= Directions =
Would you quote every entry exactly, dropping only the pictures?

▽

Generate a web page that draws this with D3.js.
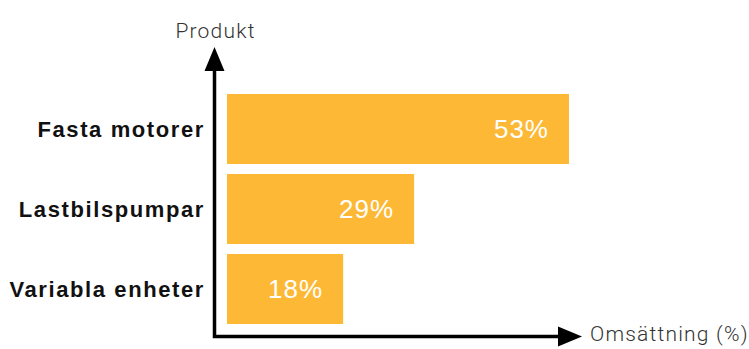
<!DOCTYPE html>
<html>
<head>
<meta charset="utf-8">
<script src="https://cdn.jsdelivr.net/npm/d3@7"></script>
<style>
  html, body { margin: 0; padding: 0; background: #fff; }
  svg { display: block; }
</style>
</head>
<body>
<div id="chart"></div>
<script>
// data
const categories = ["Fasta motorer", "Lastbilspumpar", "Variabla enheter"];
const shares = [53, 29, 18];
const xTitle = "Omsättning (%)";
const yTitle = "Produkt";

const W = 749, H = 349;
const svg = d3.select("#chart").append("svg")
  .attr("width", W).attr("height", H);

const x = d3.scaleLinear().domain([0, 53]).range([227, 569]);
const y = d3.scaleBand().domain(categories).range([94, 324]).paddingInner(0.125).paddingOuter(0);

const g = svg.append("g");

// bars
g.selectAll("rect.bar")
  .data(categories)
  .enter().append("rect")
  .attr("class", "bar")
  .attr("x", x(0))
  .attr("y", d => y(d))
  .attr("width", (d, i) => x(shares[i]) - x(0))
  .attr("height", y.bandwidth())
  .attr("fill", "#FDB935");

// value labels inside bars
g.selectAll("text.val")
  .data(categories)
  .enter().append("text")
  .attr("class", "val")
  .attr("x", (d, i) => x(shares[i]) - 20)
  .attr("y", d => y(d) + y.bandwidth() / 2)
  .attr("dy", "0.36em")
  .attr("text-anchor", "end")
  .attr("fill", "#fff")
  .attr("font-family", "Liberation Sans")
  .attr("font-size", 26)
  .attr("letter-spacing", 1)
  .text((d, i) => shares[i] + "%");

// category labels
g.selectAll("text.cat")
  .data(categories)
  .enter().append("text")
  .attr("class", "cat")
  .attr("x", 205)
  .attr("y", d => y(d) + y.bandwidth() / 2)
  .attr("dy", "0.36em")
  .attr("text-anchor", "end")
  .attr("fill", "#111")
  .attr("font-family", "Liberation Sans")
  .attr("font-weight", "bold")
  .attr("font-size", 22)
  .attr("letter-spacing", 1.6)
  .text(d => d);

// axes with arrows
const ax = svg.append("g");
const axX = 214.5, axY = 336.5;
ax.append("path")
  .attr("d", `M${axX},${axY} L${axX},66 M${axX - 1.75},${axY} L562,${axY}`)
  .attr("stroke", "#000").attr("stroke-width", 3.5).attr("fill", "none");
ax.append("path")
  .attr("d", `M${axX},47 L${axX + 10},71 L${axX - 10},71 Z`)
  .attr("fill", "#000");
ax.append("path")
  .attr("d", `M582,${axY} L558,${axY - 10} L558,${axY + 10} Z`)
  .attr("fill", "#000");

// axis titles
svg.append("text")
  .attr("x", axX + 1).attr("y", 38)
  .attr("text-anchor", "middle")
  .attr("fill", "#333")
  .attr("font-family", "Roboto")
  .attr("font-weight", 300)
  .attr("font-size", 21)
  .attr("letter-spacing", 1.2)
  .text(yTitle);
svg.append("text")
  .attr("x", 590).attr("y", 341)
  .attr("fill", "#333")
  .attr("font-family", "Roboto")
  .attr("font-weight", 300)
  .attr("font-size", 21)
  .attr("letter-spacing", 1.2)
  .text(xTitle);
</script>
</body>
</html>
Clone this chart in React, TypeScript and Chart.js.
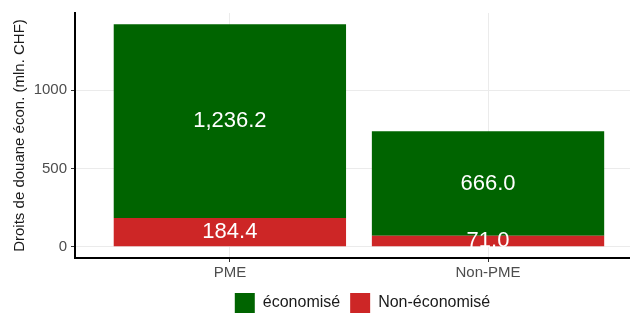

△

= Written response =
Generate a web page that draws this with D3.js.
<!DOCTYPE html>
<html>
<head>
<meta charset="utf-8">
<script src="https://cdn.jsdelivr.net/npm/d3@7"></script>
<style>
  html, body { margin: 0; padding: 0; background: #fff; }
  svg { display: block; }
</style>
</head>
<body>
<div id="chart"></div>
<script>
// data
const categories = ["Fasta motorer", "Lastbilspumpar", "Variabla enheter"];
const shares = [53, 29, 18];
const xTitle = "Omsättning (%)";
const yTitle = "Produkt";

const W = 749, H = 349;
const svg = d3.select("#chart").append("svg")
  .attr("width", W).attr("height", H);

const x = d3.scaleLinear().domain([0, 53]).range([227, 569]);
const y = d3.scaleBand().domain(categories).range([94, 324]).paddingInner(0.125).paddingOuter(0);

const g = svg.append("g");

// bars
g.selectAll("rect.bar")
  .data(categories)
  .enter().append("rect")
  .attr("class", "bar")
  .attr("x", x(0))
  .attr("y", d => y(d))
  .attr("width", (d, i) => x(shares[i]) - x(0))
  .attr("height", y.bandwidth())
  .attr("fill", "#FDB935");

// value labels inside bars
g.selectAll("text.val")
  .data(categories)
  .enter().append("text")
  .attr("class", "val")
  .attr("x", (d, i) => x(shares[i]) - 20)
  .attr("y", d => y(d) + y.bandwidth() / 2)
  .attr("dy", "0.36em")
  .attr("text-anchor", "end")
  .attr("fill", "#fff")
  .attr("font-family", "Liberation Sans")
  .attr("font-size", 26)
  .attr("letter-spacing", 1)
  .text((d, i) => shares[i] + "%");

// category labels
g.selectAll("text.cat")
  .data(categories)
  .enter().append("text")
  .attr("class", "cat")
  .attr("x", 205)
  .attr("y", d => y(d) + y.bandwidth() / 2)
  .attr("dy", "0.36em")
  .attr("text-anchor", "end")
  .attr("fill", "#111")
  .attr("font-family", "Liberation Sans")
  .attr("font-weight", "bold")
  .attr("font-size", 22)
  .attr("letter-spacing", 1.6)
  .text(d => d);

// axes with arrows
const ax = svg.append("g");
const axX = 214.5, axY = 336.5;
ax.append("path")
  .attr("d", `M${axX},${axY} L${axX},66 M${axX - 1.75},${axY} L562,${axY}`)
  .attr("stroke", "#000").attr("stroke-width", 3.5).attr("fill", "none");
ax.append("path")
  .attr("d", `M${axX},47 L${axX + 10},71 L${axX - 10},71 Z`)
  .attr("fill", "#000");
ax.append("path")
  .attr("d", `M582,${axY} L558,${axY - 10} L558,${axY + 10} Z`)
  .attr("fill", "#000");

// axis titles
svg.append("text")
  .attr("x", axX + 1).attr("y", 38)
  .attr("text-anchor", "middle")
  .attr("fill", "#333")
  .attr("font-family", "Roboto")
  .attr("font-weight", 300)
  .attr("font-size", 21)
  .attr("letter-spacing", 1.2)
  .text(yTitle);
svg.append("text")
  .attr("x", 590).attr("y", 341)
  .attr("fill", "#333")
  .attr("font-family", "Roboto")
  .attr("font-weight", 300)
  .attr("font-size", 21)
  .attr("letter-spacing", 1.2)
  .text(xTitle);
</script>
</body>
</html>
Clone this chart in React, TypeScript and Chart.js.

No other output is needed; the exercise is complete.